Blue-Ribbon Babies and Labors of Love: Race, Class, and Gender in U.S. Adoption Practice

By Christine Ward Gailey | Go to book overview

THREE
TRANSRACIAL ADOPTION
IN PRACTICE

I can tell now when white people are treating me different from [her
son] Rashad—better. I want him to be aware of that, and I don’t
want to use my being white to get things, because he won’t be able
to when he grows up. I have to be real careful about it. It’s made me
much more aware of racism than I ever was before
.

— TRANSRACIAL ADOPTER, 2002

Institutional and attitudinal forms of race, class, and gender discrimination have shaped adoption in numerous ways: in the necessity for adoption in the first place, in the state’s regulation of adoption and fosterage, in the categorization of children and parents, and in matching children with parents. Most researchers concur on these points, but few have put all these factors together into a comprehensive analysis of adoption and race. Even in a thoughtful study such as Sandra Patton’s examination of race and class in transracial adoption (2000), gender is often overlooked or submerged.
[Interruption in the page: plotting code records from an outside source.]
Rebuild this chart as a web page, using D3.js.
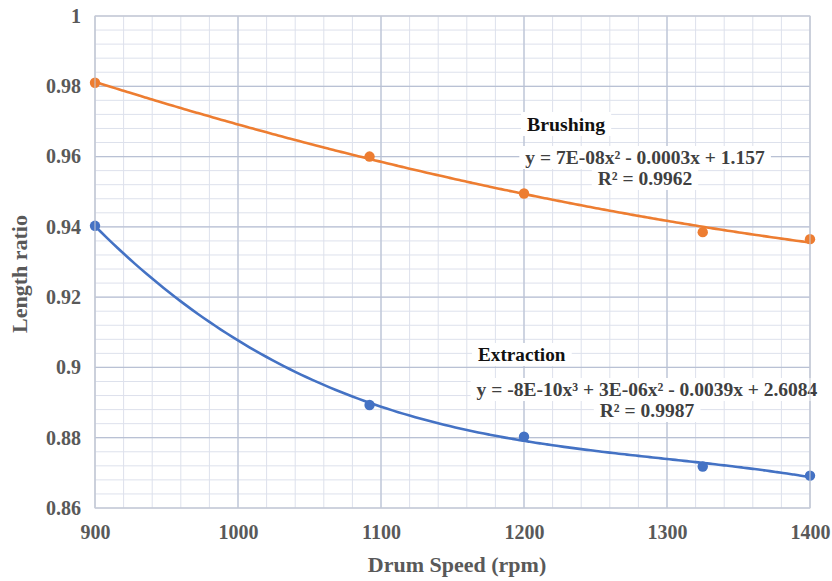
<!DOCTYPE html>
<html>
<head>
<meta charset="utf-8">
<script src="https://cdn.jsdelivr.net/npm/d3@7"></script>
<style>
  body { margin: 0; background: #fff; }
  #graph text { font-family: "Liberation Serif", "Times New Roman", serif; font-weight: bold; }
</style>
</head>
<body>
<div id="graph"></div>
<script>
// values
const speeds = [900, 1092, 1200, 1325, 1400];
const brushing = [0.981, 0.960, 0.9495, 0.9385, 0.9365];
const extraction = [0.9403, 0.8893, 0.8803, 0.8718, 0.8692];
const xTicks = [900, 1000, 1100, 1200, 1300, 1400];
const yTicks = [0.86, 0.88, 0.9, 0.92, 0.94, 0.96, 0.98, 1];
const brushLabel = ["Brushing", "y = 7E-08x² - 0.0003x + 1.157", "R² = 0.9962"];
const extrLabel = ["Extraction", "y = -8E-10x³ + 3E-06x² - 0.0039x + 2.6084", "R² = 0.9987"];

// least squares polynomial (trendline like the spreadsheet one)
function polyfit(xs, ys, deg) {
    const t = xs.map(x => (x - 1150) / 250);
    const n = deg + 1;
    const A = [];
    for (let i = 0; i < n; i++) {
        A.push([]);
        for (let j = 0; j < n; j++) A[i].push(d3.sum(t, v => Math.pow(v, i + j)));
        A[i].push(d3.sum(t, (v, k) => ys[k] * Math.pow(v, i)));
    }
    for (let c = 0; c < n; c++) {
        for (let r = c + 1; r < n; r++) {
            const f = A[r][c] / A[c][c];
            for (let k = c; k <= n; k++) A[r][k] -= f * A[c][k];
        }
    }
    const coef = new Array(n).fill(0);
    for (let r = n - 1; r >= 0; r--) {
        let s = A[r][n];
        for (let k = r + 1; k < n; k++) s -= A[r][k] * coef[k];
        coef[r] = s / A[r][r];
    }
    return x => { const v = (x - 1150) / 250; return d3.sum(coef, (c, i) => c * Math.pow(v, i)); };
}

const width = 832, height = 581;
const padLeft = 95, padRight = 810, padTop = 16, padBottom = 508;

const x = d3.scaleLinear().domain([900, 1400]).range([padLeft, padRight]);
const y = d3.scaleLinear().domain([0.86, 1]).range([padBottom, padTop]);

const svg = d3.select("#graph").append("svg").attr("width", width).attr("height", height);

// minor grid
svg.append("g").selectAll("line").data(d3.range(900, 1400.1, 20)).enter().append("line")
    .attr("x1", d => x(d)).attr("x2", d => x(d)).attr("y1", padTop).attr("y2", padBottom)
    .attr("stroke", "#dde1ec").attr("stroke-width", 1);
svg.append("g").selectAll("line").data(d3.range(0, 36).map(i => 0.86 + i * 0.004)).enter().append("line")
    .attr("y1", d => y(d)).attr("y2", d => y(d)).attr("x1", padLeft).attr("x2", padRight)
    .attr("stroke", "#dde1ec").attr("stroke-width", 1);

// major grid
svg.append("g").selectAll("line").data(xTicks).enter().append("line")
    .attr("x1", d => x(d)).attr("x2", d => x(d)).attr("y1", padTop).attr("y2", padBottom)
    .attr("stroke", "#b9c1d4").attr("stroke-width", 1.2);
svg.append("g").selectAll("line").data(yTicks).enter().append("line")
    .attr("y1", d => y(d)).attr("y2", d => y(d)).attr("x1", padLeft).attr("x2", padRight)
    .attr("stroke", "#b9c1d4").attr("stroke-width", 1.2);

// axes, labels only
const fmt = d => d3.format(".2f")(d).replace(/0+$/, "").replace(/\.$/, "");
const yAxis = svg.append("g").attr("transform", "translate(" + (padLeft - 10) + ",0)")
    .call(d3.axisLeft(y).tickValues(yTicks).tickFormat(fmt).tickSize(0));
const xAxis = svg.append("g").attr("transform", "translate(0," + (padBottom + 10) + ")")
    .call(d3.axisBottom(x).tickValues(xTicks).tickFormat(d3.format("d")).tickSize(0));
[xAxis, yAxis].forEach(a => {
    a.select(".domain").remove();
    a.selectAll("text").attr("fill", "#595959").style("font-size", "20px");
});
xAxis.selectAll("text").attr("dy", "0.9em");
yAxis.selectAll("text").attr("dx", "-0.05em");

// axis titles
svg.append("text").attr("x", 457).attr("y", 572).attr("text-anchor", "middle")
    .attr("fill", "#595959").style("font-size", "22px").text("Drum Speed (rpm)");
svg.append("text").attr("transform", "translate(27,274) rotate(-90)")
    .attr("text-anchor", "middle").attr("fill", "#595959").style("font-size", "22px").text("Length ratio");

// trendlines
const samples = d3.range(900, 1400.1, 4);
const series = [
    { vals: brushing, deg: 2, color: "#ED7D31" },
    { vals: extraction, deg: 3, color: "#4472C4" }
];
series.forEach(s => {
    const f = polyfit(speeds, s.vals, s.deg);
    svg.append("path").datum(samples)
        .attr("d", d3.line().x(d => x(d)).y(d => y(f(d))).curve(d3.curveMonotoneX))
        .attr("fill", "none").attr("stroke", s.color).attr("stroke-width", 2.6);
    svg.append("g").selectAll("circle").data(speeds).enter().append("circle")
        .attr("cx", d => x(d)).attr("cy", (d, i) => y(s.vals[i])).attr("r", 5.2)
        .attr("fill", s.color);
});

// trendline labels with white backing per line
function label(lines, pos) {
    const g = svg.append("g");
    lines.forEach((t, i) => {
        const p = pos[i];
        const txt = g.append("text").attr("x", p[0]).attr("y", p[1])
            .attr("text-anchor", p[2]).attr("fill", i === 0 ? "#111" : "#404040")
            .style("font-size", p[3] + "px").text(t);
        const b = txt.node().getBBox();
        g.insert("rect", "text").attr("x", b.x - 6).attr("y", b.y - 1)
            .attr("width", b.width + 12).attr("height", b.height + 2).attr("fill", "#fff");
    });
}
label(brushLabel, [[527, 131, "start", 19.8], [645, 164, "middle", 19.5], [645, 185, "middle", 19.5]]);
label(extrLabel, [[478, 361, "start", 19.2], [647, 396, "middle", 19.5], [647, 417, "middle", 19.5]]);

// plot border
svg.append("rect").attr("x", padLeft).attr("y", padTop).attr("width", padRight - padLeft).attr("height", padBottom - padTop)
    .attr("fill", "none").attr("stroke", "#c8ccd6").attr("stroke-width", 1);
</script>
</body>
</html>
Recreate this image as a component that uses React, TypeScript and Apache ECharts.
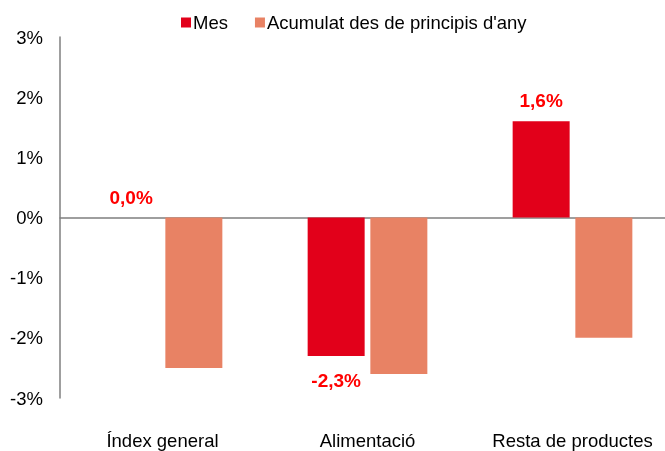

In this chapter, the politics and practices of interracial adoption take center stage. I focus on white adoptions of black children rather than whiteAsian or Anglo-Latino adoptions because ideologies and hierarchies of race in the United States have developed within the context of black-white relations. Other groups may be racialized in a certain region, such as Samoans and Tongans in Hawai’i, or racialized during a particular period, as Karen Brodkin argues through her examination of Jews in America (1998). Only Native Americans have experienced as consistent and continuous an oppression as blacks in the United States. Native Americans also suffered slavery and genocidal conditions, but blacks, in contrast, are unable to argue for the disposition of children on the basis of sovereignty. In recent years, sovereignty claims have made white-Native American adoption a unique case, exempting recognized tribes as sovereign in foster care and adoption matters (see Strong, 2002).